## Aim of the exercise
Where a line in the listing contains the string "this", copy that line out.
━━━━━━━━━━━━━━━━━━━━━━━━━━━━━━
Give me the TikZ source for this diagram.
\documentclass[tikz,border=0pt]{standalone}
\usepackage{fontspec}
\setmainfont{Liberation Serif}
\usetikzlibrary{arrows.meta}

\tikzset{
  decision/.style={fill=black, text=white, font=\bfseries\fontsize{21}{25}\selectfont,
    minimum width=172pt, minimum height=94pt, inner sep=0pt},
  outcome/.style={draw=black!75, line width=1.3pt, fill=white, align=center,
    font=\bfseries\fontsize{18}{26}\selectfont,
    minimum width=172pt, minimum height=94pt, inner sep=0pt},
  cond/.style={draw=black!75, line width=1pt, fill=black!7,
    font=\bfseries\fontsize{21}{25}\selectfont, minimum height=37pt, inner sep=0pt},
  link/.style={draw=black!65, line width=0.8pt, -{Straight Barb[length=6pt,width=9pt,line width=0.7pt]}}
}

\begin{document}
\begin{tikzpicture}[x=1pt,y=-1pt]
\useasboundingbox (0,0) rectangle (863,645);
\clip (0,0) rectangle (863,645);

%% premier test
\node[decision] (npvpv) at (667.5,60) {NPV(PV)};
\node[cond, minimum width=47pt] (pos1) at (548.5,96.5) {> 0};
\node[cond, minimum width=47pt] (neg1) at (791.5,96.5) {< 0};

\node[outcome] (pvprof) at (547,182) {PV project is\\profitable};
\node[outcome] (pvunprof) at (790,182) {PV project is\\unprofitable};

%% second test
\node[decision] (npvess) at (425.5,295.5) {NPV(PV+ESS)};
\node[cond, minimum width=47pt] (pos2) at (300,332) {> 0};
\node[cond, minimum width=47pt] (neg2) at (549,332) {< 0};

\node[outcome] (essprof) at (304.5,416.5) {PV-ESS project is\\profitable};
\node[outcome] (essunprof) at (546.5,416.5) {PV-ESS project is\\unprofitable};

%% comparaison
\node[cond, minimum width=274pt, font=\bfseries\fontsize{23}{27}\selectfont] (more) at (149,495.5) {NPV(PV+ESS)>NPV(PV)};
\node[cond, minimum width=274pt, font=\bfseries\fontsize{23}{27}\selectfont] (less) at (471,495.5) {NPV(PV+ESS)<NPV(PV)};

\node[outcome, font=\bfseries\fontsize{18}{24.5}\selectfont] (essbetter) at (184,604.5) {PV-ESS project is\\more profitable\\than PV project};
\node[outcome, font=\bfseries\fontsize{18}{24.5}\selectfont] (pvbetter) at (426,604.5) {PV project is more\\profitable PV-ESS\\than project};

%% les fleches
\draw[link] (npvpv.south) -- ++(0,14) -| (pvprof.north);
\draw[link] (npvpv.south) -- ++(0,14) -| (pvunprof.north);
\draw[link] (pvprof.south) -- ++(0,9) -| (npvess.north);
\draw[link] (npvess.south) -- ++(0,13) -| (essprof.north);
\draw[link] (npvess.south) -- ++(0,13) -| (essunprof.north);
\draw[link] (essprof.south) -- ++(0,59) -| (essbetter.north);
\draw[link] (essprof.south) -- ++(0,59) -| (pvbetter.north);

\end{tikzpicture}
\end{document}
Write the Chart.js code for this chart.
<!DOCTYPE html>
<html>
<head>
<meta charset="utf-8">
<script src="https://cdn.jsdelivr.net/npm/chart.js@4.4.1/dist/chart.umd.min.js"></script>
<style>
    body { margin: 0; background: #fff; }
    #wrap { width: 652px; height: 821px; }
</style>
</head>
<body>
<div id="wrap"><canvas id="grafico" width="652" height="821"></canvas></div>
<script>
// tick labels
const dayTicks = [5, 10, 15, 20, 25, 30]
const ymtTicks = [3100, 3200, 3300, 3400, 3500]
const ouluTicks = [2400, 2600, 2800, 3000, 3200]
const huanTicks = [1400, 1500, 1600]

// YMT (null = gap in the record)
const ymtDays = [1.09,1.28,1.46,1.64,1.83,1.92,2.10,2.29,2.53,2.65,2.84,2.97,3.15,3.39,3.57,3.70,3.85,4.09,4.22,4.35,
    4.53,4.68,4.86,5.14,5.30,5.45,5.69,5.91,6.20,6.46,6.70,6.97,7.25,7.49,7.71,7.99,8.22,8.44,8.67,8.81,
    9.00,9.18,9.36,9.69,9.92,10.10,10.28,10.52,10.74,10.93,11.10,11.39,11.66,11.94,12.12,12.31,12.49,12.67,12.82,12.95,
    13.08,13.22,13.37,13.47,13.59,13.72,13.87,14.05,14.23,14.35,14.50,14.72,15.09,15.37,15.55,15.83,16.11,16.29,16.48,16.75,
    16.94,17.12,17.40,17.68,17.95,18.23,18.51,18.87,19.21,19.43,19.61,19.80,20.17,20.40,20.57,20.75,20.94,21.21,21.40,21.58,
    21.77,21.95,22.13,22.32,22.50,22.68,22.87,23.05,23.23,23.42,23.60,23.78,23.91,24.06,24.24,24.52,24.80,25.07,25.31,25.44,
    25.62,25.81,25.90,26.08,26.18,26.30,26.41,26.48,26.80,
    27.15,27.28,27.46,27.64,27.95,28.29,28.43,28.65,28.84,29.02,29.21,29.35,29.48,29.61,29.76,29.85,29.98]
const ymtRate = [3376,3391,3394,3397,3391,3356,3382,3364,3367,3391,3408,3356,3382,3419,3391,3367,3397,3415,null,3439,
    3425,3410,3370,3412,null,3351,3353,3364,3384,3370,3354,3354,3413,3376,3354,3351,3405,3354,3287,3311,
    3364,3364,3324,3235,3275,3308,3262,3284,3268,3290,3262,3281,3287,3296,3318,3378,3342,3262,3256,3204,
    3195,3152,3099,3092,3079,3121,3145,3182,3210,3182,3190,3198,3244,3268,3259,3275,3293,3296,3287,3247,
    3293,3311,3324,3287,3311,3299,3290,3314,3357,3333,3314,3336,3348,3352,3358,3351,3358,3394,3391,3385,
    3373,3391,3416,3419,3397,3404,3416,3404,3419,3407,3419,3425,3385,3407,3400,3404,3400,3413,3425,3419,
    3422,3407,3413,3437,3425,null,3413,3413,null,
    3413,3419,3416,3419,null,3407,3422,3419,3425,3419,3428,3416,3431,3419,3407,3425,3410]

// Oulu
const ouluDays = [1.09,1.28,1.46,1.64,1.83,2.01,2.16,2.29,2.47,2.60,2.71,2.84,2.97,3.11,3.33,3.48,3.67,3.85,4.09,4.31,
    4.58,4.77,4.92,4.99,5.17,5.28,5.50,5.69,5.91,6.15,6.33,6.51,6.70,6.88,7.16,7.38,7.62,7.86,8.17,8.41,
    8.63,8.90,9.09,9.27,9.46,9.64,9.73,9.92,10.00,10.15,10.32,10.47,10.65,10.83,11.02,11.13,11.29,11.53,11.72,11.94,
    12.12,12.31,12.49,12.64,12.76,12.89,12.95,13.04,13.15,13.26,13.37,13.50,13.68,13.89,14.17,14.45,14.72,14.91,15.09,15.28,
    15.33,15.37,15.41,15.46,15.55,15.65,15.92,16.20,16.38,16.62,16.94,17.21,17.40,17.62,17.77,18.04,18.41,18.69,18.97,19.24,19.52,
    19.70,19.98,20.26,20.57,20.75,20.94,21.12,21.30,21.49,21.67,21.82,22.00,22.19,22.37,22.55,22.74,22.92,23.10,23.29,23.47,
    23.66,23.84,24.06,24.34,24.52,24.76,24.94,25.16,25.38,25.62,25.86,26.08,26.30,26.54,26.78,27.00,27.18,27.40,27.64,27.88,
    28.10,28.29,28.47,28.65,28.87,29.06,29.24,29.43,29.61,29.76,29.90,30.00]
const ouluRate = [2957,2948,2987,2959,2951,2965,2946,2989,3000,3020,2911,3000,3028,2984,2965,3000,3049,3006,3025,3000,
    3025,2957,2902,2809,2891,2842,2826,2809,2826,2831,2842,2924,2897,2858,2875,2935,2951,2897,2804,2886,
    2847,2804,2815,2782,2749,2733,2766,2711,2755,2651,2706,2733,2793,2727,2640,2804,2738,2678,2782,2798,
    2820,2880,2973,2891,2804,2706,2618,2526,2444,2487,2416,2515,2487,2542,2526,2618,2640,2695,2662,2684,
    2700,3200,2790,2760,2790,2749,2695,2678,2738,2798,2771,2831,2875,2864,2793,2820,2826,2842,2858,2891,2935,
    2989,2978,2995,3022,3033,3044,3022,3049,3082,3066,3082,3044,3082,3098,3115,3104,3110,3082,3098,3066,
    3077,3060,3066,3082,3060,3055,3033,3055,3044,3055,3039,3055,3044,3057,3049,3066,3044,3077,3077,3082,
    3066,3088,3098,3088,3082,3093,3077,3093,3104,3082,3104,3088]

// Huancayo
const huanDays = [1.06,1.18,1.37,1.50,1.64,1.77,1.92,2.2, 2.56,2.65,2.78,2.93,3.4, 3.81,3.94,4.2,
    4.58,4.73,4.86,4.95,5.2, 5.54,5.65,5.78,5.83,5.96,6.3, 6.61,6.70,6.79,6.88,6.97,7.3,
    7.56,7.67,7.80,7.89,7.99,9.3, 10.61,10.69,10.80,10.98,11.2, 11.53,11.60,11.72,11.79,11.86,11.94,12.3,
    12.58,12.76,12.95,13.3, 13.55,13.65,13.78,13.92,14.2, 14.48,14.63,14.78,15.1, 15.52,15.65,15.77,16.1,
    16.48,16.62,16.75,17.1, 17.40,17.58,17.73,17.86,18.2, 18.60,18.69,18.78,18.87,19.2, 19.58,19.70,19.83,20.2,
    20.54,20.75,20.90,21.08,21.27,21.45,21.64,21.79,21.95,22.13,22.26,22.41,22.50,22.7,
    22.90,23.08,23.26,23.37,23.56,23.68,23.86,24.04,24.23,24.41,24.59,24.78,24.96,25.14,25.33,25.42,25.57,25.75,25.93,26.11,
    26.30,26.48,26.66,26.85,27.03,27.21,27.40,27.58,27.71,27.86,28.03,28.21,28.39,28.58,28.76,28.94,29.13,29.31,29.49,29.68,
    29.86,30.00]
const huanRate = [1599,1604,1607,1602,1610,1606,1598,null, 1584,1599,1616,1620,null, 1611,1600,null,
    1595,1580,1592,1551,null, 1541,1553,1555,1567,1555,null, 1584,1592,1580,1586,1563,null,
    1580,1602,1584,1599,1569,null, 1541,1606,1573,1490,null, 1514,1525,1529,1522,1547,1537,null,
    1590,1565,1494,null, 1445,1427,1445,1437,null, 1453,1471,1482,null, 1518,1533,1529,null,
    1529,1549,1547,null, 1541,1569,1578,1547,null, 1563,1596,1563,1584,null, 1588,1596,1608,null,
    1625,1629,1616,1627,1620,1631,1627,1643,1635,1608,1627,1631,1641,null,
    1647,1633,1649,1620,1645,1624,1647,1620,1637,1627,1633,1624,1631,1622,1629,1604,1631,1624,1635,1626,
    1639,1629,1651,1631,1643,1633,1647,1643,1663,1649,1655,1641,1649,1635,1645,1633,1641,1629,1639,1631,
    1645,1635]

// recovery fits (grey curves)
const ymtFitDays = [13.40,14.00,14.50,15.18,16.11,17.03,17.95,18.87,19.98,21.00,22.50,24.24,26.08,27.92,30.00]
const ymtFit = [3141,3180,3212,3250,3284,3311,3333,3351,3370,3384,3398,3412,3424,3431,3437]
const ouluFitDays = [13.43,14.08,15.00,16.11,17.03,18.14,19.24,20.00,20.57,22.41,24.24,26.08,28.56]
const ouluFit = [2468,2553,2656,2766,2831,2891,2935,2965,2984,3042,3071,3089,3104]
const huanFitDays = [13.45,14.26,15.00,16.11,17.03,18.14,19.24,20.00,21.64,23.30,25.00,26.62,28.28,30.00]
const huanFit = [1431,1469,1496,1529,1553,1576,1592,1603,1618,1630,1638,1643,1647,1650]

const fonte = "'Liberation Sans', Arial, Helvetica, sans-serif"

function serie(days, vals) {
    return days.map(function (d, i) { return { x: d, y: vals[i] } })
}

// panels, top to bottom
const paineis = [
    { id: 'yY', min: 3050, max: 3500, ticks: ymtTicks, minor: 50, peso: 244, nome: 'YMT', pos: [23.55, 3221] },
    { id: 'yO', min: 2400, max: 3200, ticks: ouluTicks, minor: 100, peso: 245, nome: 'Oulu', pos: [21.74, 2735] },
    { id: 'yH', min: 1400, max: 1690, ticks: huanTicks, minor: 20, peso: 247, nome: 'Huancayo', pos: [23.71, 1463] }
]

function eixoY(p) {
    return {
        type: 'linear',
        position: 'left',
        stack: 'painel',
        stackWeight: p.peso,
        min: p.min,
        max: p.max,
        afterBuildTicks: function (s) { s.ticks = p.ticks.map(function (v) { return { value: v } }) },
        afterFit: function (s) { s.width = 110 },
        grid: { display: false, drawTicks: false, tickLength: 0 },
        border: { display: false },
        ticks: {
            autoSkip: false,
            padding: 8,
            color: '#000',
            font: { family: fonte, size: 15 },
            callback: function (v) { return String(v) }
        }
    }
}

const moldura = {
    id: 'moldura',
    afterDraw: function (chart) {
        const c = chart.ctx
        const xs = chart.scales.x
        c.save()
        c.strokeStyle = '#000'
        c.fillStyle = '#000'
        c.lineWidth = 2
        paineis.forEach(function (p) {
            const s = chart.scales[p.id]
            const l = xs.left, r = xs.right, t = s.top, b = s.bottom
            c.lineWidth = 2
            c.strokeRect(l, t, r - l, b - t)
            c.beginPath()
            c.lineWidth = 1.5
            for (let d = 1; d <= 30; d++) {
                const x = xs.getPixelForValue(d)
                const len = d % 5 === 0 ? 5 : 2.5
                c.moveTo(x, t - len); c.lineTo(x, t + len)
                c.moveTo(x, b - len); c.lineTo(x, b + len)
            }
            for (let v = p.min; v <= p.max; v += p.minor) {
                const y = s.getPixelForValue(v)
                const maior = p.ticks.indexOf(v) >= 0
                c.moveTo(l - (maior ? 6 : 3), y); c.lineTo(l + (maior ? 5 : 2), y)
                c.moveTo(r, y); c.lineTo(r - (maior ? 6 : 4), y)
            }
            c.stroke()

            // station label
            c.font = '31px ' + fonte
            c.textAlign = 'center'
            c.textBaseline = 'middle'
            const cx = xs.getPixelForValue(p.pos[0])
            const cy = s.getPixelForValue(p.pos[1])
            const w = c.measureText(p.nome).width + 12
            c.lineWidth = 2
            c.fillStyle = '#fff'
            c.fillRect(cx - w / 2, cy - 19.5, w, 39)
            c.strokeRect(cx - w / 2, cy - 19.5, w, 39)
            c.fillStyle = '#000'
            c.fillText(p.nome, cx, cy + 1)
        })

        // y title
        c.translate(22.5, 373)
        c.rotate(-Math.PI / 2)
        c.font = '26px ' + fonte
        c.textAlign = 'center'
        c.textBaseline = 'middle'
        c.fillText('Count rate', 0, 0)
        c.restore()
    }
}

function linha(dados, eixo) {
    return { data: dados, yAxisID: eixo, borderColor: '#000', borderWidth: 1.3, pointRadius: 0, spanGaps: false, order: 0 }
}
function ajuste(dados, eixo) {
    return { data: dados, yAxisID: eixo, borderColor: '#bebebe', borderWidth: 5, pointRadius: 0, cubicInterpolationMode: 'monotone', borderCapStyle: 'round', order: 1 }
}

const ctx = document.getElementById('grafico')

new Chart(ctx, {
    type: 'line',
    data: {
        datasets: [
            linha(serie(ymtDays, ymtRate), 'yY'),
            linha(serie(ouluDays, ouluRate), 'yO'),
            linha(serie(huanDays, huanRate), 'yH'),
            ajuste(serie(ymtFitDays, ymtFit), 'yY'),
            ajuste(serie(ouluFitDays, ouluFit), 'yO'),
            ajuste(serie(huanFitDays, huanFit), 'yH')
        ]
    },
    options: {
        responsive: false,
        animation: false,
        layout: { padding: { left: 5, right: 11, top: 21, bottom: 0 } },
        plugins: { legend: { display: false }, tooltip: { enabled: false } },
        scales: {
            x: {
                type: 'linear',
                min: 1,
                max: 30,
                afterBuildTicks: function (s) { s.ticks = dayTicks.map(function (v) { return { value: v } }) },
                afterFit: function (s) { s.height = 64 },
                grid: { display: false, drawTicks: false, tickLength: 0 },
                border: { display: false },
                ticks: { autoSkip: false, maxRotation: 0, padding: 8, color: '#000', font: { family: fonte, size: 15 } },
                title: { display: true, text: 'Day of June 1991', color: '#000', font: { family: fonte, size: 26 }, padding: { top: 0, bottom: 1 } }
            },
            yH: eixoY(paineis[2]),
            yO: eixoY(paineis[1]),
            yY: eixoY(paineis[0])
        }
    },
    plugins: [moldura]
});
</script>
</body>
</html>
━━━━━━━━━━━━━━━━━━━━━━━━━━━━━━
## Final answer
Give me the TikZ source for this diagram.
Write the Chart.js code for this chart.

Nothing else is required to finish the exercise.